By summer 1952, the enemy had grown more aggressive. He waged a bitter struggle over a number of U.N. outposts from Mabang to Kumsong to Oem'yon. On 17 July at 2200 hours, after devastating artillery preparation, a CCF battalion overran the U.N. outpost on Old Baldy, west of Ch'orwon, a hill neither completely inside one defensive system nor in the other.

For four days a seesaw battle raged for the blasted, denuded hill. The 23rd Infantry eventually had elements of E, F, I, L, B, K, and G companies on the hill at one time or another; it took hundreds of casualties. Its commander, trying to control the action day after day, without rest, lost control and had to be relieved.

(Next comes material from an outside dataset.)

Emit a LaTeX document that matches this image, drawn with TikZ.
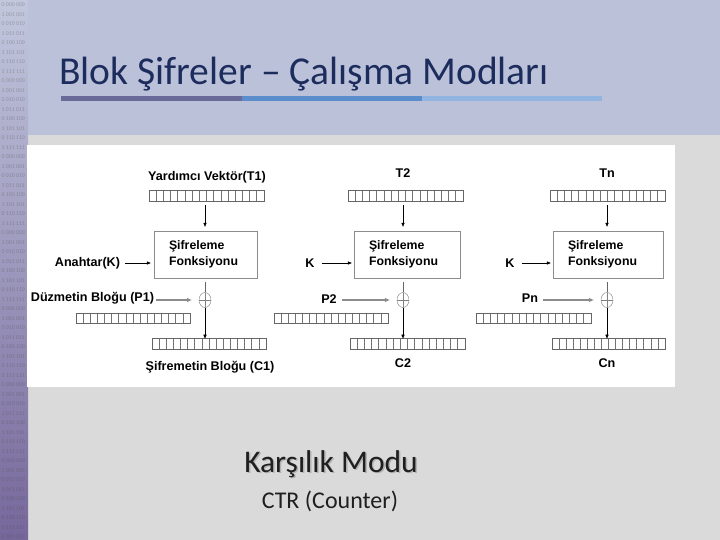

The battle for Old Baldy, which the CCF eventually lost, proved that the enemy had as many, if not more, field guns as the U.N. He could not, however, switch their fires of employ them as effectively as the Americans.

It was not until 31 July that a full battalion attack of 1/23 retook the hill—a position that could accommodate comfortably only a single rifle company.

Here, and elsewhere, the U.N. defenders learned that they would have to dig deeper. Soon, more and more positions were completely underground, and all of the bunkers—which tended to collapse under rain or artillery—were reinforced with logs.

On 16 September the CCF tried for Old Baldy again. First, an estimated 1,000 rounds of artillery fell on the small hill in a ten-minute period; then a battalion of CCF surrounded it and assaulted it from all sides. They took Baldy, and K Company, 38th Infantry on it, with lightning speed, while a diversionary attack overran Pork Chop Hill, to the northeast of Old Baldy.

On the night of 20 September, after heavy artillery preparation, 2/38 attacked to retake their property. Plunging through a hail of enemy fire, the battalion cleared the crest and was in control 21 September. The attack was well coordinated and well-pushed home, and it killed or wounded more than a thousand Chinese.

But the American losses, overall, were nearly as high.

The pattern of this hill fighting, which resembled that of Heartbreak and Bloody ridges, was repeated again and again. Aggressive, the CCF would plaster a forward hill or outpost with tremendous concentrations of artillery, then assault it with large forces, and overrun it.

Soon, most of the artillery fires of two to four divisions would be falling into one tiny area, as a seesaw battle raged. The U.N. would not initiate such attacks, as a rule, but it would not permit the enemy to push it about. Given an inch, it was the custom of the Chinese to strike for a mile. The U.N. forces had to return the CCF maneuver, in spades.

During these immense artillery and infantry duels, in which thousands of men were hurt or killed, the crowning horror was that usually units on either side of them, or beyond regimental HQ on the front, were completely unaware there was a war on.

Again and again the CCF felt free to attack, into a limited area.

On 6 October they struck east of Baldy and Pork Chop, against Arrowhead and White Horse Mountain—now, with long occupancy, every hill along the battle lines had its own name—and the preparatory fires there exceeded anything yet seen. Jim Fry, CG of the 2nd Division, said they were beyond anything he had known in his previous considerable military experience.